Records with drawing code:
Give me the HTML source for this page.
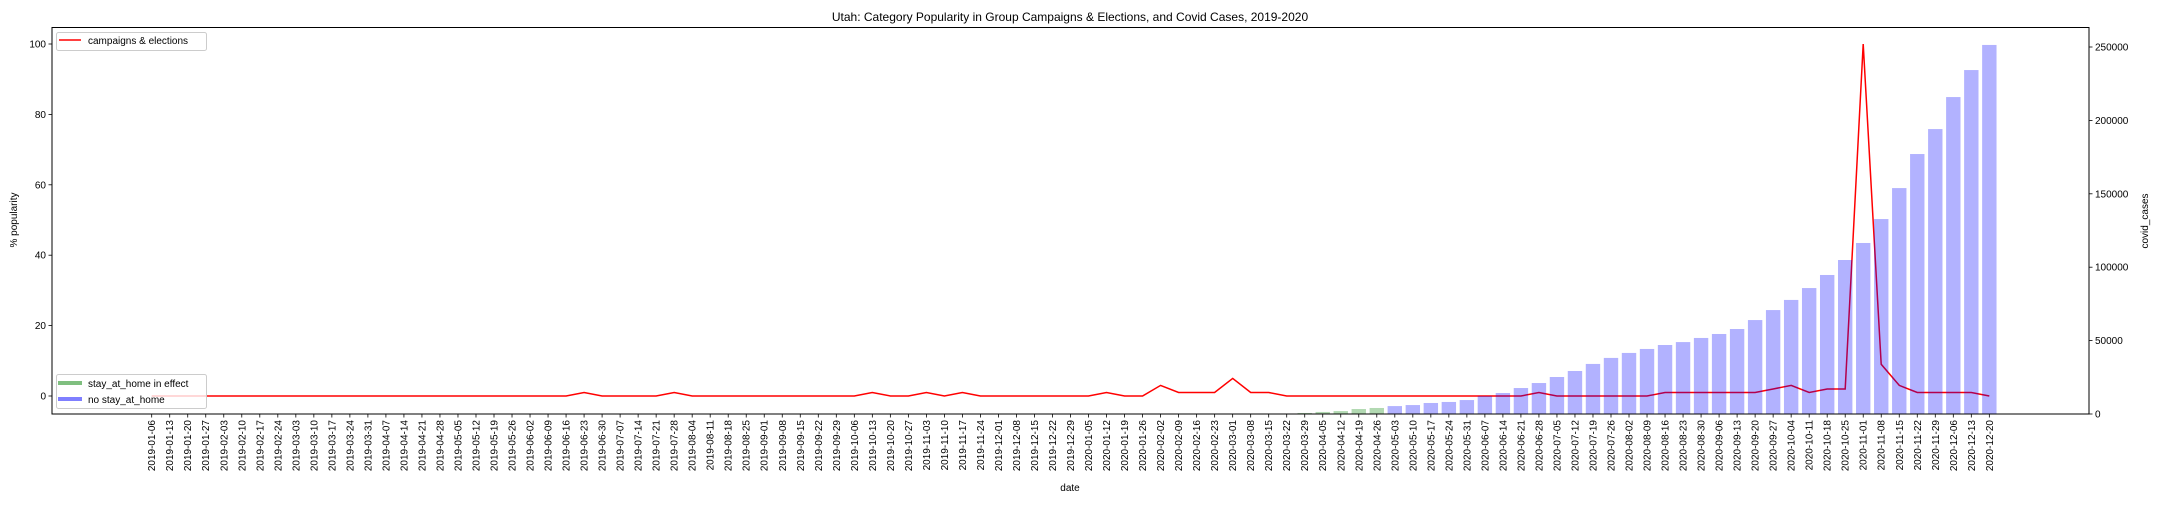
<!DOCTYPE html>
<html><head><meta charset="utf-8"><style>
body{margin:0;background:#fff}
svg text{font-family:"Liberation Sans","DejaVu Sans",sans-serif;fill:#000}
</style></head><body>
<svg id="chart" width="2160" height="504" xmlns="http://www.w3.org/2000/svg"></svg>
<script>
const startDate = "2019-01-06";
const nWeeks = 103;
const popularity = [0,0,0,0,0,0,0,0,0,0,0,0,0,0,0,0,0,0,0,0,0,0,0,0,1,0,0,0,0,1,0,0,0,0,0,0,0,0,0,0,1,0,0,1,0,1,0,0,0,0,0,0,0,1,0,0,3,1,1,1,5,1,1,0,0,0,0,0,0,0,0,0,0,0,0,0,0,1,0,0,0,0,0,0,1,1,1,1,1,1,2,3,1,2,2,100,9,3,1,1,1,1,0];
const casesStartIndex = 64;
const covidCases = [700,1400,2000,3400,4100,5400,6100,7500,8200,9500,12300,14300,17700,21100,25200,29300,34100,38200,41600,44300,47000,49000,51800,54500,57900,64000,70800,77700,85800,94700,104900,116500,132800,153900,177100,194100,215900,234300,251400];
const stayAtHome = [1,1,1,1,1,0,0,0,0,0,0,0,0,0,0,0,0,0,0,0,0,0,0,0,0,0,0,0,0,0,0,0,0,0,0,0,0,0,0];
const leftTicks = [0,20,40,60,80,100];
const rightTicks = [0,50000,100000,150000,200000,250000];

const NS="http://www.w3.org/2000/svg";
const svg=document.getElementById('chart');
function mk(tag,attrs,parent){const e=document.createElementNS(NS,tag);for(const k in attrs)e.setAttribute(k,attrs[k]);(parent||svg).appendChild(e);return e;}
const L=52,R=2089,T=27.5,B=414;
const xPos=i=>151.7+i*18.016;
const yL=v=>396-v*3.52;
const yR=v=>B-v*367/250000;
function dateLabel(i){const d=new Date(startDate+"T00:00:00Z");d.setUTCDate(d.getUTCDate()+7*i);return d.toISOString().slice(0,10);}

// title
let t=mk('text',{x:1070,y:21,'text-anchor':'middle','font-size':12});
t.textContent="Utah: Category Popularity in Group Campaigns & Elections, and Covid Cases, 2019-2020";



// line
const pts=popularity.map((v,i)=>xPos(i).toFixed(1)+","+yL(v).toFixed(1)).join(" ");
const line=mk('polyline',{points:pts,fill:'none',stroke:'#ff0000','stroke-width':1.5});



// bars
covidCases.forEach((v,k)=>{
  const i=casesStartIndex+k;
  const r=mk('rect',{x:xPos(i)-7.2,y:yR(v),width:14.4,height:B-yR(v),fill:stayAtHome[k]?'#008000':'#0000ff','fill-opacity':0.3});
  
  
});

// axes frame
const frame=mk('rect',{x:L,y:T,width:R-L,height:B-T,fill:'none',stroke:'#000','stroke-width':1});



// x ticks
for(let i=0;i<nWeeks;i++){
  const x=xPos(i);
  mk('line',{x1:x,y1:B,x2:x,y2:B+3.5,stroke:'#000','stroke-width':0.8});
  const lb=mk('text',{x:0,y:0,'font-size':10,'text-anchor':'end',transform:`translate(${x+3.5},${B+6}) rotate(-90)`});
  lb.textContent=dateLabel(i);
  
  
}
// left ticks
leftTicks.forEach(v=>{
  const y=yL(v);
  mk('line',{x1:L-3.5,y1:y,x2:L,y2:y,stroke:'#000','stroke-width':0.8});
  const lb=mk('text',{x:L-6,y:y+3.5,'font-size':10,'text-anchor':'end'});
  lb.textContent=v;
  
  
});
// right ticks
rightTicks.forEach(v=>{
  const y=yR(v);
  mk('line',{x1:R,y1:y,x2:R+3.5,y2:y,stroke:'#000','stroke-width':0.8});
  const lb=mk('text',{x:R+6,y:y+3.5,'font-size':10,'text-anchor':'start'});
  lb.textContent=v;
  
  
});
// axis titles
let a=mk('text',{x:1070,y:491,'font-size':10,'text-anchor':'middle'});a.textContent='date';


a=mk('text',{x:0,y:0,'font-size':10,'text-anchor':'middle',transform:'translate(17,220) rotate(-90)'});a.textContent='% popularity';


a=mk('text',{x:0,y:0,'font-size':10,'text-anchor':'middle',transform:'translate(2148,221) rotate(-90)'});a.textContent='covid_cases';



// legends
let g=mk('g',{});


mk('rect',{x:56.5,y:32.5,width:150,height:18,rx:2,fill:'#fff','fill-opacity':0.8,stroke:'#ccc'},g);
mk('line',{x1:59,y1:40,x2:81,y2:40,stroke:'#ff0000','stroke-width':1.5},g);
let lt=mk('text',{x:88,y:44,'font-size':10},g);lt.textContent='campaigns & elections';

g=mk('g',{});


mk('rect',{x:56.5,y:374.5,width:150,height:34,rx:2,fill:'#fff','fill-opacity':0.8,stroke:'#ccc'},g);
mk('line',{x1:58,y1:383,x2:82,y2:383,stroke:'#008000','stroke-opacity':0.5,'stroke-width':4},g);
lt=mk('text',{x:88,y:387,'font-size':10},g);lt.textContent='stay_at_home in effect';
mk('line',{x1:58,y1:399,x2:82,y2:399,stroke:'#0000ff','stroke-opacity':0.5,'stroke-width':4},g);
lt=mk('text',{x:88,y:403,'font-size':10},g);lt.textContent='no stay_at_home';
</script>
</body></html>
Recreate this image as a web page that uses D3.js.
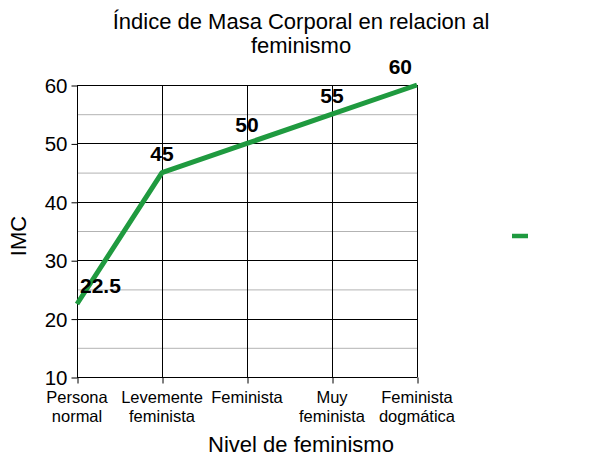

Description of the task: Write out the whole listing again, exactly, with no pictures.

Response:
Give me the HTML source for this page.
<!DOCTYPE html>
<html><head><meta charset="utf-8"><style>
body{margin:0;background:#fff}
svg text{font-family:"Liberation Sans","DejaVu Sans",sans-serif;fill:#000}
</style></head><body>
<svg id="chart" width="2160" height="504" xmlns="http://www.w3.org/2000/svg"></svg>
<script>
const startDate = "2019-01-06";
const nWeeks = 103;
const popularity = [0,0,0,0,0,0,0,0,0,0,0,0,0,0,0,0,0,0,0,0,0,0,0,0,1,0,0,0,0,1,0,0,0,0,0,0,0,0,0,0,1,0,0,1,0,1,0,0,0,0,0,0,0,1,0,0,3,1,1,1,5,1,1,0,0,0,0,0,0,0,0,0,0,0,0,0,0,1,0,0,0,0,0,0,1,1,1,1,1,1,2,3,1,2,2,100,9,3,1,1,1,1,0];
const casesStartIndex = 64;
const covidCases = [700,1400,2000,3400,4100,5400,6100,7500,8200,9500,12300,14300,17700,21100,25200,29300,34100,38200,41600,44300,47000,49000,51800,54500,57900,64000,70800,77700,85800,94700,104900,116500,132800,153900,177100,194100,215900,234300,251400];
const stayAtHome = [1,1,1,1,1,0,0,0,0,0,0,0,0,0,0,0,0,0,0,0,0,0,0,0,0,0,0,0,0,0,0,0,0,0,0,0,0,0,0];
const leftTicks = [0,20,40,60,80,100];
const rightTicks = [0,50000,100000,150000,200000,250000];

const NS="http://www.w3.org/2000/svg";
const svg=document.getElementById('chart');
function mk(tag,attrs,parent){const e=document.createElementNS(NS,tag);for(const k in attrs)e.setAttribute(k,attrs[k]);(parent||svg).appendChild(e);return e;}
const L=52,R=2089,T=27.5,B=414;
const xPos=i=>151.7+i*18.016;
const yL=v=>396-v*3.52;
const yR=v=>B-v*367/250000;
function dateLabel(i){const d=new Date(startDate+"T00:00:00Z");d.setUTCDate(d.getUTCDate()+7*i);return d.toISOString().slice(0,10);}

// title
let t=mk('text',{x:1070,y:21,'text-anchor':'middle','font-size':12});
t.textContent="Utah: Category Popularity in Group Campaigns & Elections, and Covid Cases, 2019-2020";



// line
const pts=popularity.map((v,i)=>xPos(i).toFixed(1)+","+yL(v).toFixed(1)).join(" ");
const line=mk('polyline',{points:pts,fill:'none',stroke:'#ff0000','stroke-width':1.5});



// bars
covidCases.forEach((v,k)=>{
  const i=casesStartIndex+k;
  const r=mk('rect',{x:xPos(i)-7.2,y:yR(v),width:14.4,height:B-yR(v),fill:stayAtHome[k]?'#008000':'#0000ff','fill-opacity':0.3});
  
  
});

// axes frame
const frame=mk('rect',{x:L,y:T,width:R-L,height:B-T,fill:'none',stroke:'#000','stroke-width':1});



// x ticks
for(let i=0;i<nWeeks;i++){
  const x=xPos(i);
  mk('line',{x1:x,y1:B,x2:x,y2:B+3.5,stroke:'#000','stroke-width':0.8});
  const lb=mk('text',{x:0,y:0,'font-size':10,'text-anchor':'end',transform:`translate(${x+3.5},${B+6}) rotate(-90)`});
  lb.textContent=dateLabel(i);
  
  
}
// left ticks
leftTicks.forEach(v=>{
  const y=yL(v);
  mk('line',{x1:L-3.5,y1:y,x2:L,y2:y,stroke:'#000','stroke-width':0.8});
  const lb=mk('text',{x:L-6,y:y+3.5,'font-size':10,'text-anchor':'end'});
  lb.textContent=v;
  
  
});
// right ticks
rightTicks.forEach(v=>{
  const y=yR(v);
  mk('line',{x1:R,y1:y,x2:R+3.5,y2:y,stroke:'#000','stroke-width':0.8});
  const lb=mk('text',{x:R+6,y:y+3.5,'font-size':10,'text-anchor':'start'});
  lb.textContent=v;
  
  
});
// axis titles
let a=mk('text',{x:1070,y:491,'font-size':10,'text-anchor':'middle'});a.textContent='date';


a=mk('text',{x:0,y:0,'font-size':10,'text-anchor':'middle',transform:'translate(17,220) rotate(-90)'});a.textContent='% popularity';


a=mk('text',{x:0,y:0,'font-size':10,'text-anchor':'middle',transform:'translate(2148,221) rotate(-90)'});a.textContent='covid_cases';



// legends
let g=mk('g',{});


mk('rect',{x:56.5,y:32.5,width:150,height:18,rx:2,fill:'#fff','fill-opacity':0.8,stroke:'#ccc'},g);
mk('line',{x1:59,y1:40,x2:81,y2:40,stroke:'#ff0000','stroke-width':1.5},g);
let lt=mk('text',{x:88,y:44,'font-size':10},g);lt.textContent='campaigns & elections';

g=mk('g',{});


mk('rect',{x:56.5,y:374.5,width:150,height:34,rx:2,fill:'#fff','fill-opacity':0.8,stroke:'#ccc'},g);
mk('line',{x1:58,y1:383,x2:82,y2:383,stroke:'#008000','stroke-opacity':0.5,'stroke-width':4},g);
lt=mk('text',{x:88,y:387,'font-size':10},g);lt.textContent='stay_at_home in effect';
mk('line',{x1:58,y1:399,x2:82,y2:399,stroke:'#0000ff','stroke-opacity':0.5,'stroke-width':4},g);
lt=mk('text',{x:88,y:403,'font-size':10},g);lt.textContent='no stay_at_home';
</script>
</body></html>
Recreate this image as a web page that uses D3.js.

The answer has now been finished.